Adwords First Page Bid Estimate Tempered With Human Judgment

by hyperlinkguerrilla on Friday, February 13, 2009

It was helpful when Google replaced “Minimum Bid” with “First Page Bid Estimate”, but I’ve found that a human eye still helps.

When I first started working with first page bid estimates I reviewed an entire account and raised bids for any keywords that were below the indicated first page bid.

In at least 95% of cases it at least had a positive impact on campaign impression share. I still check periodically by downloading the entire account from Adwords Editor and adding a column that reveals any negative gaps between actual bid and first page bid estimate.

Part of the reason for doing this is that first page bid estimate is dynamic just like everything else in AdWords. Without realizing it some keywords will fall off the first page.

I’ve also realized that it’s worth it to stop and think about the cause before I blindly go and adjust the bid. In some cases I’ve looked a little closer at the relevance match between the keyword and tried editing the ad copy first. In quite a few instances, immediately after making the edit, the Quality Score increased and the first page bid decreased. Quite a revelation at the time!

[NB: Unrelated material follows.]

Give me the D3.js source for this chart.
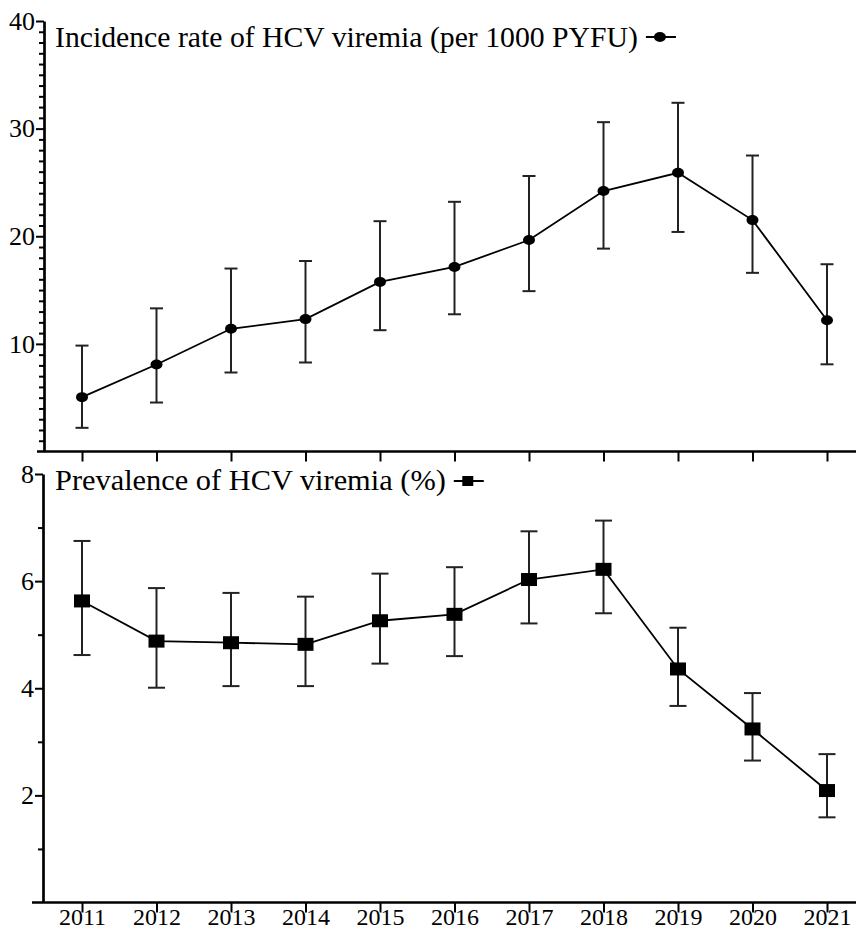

There are some other flukes that I find a little frustrating at times. Sometimes you can raise a bid just enough to show your ads on page one, and the next day you’re at an average position at 1.0, not good if your optimal position range is lower.

And sometimes the first page bid estimate is totally out of sync with a keyword’s actual average position. I’m staring at one right now that suggests that I double the bid to get on page one, but the current average position is 5.3!

Bear in mind that I’m still talking about exceptions. Mostly it works as advertised. If anything maybe just being aware of these things can help make better decisions that prevent some of these little anomalies from even occurring. Besides, if the machine were perfect I guess we’d need to find a new line of work!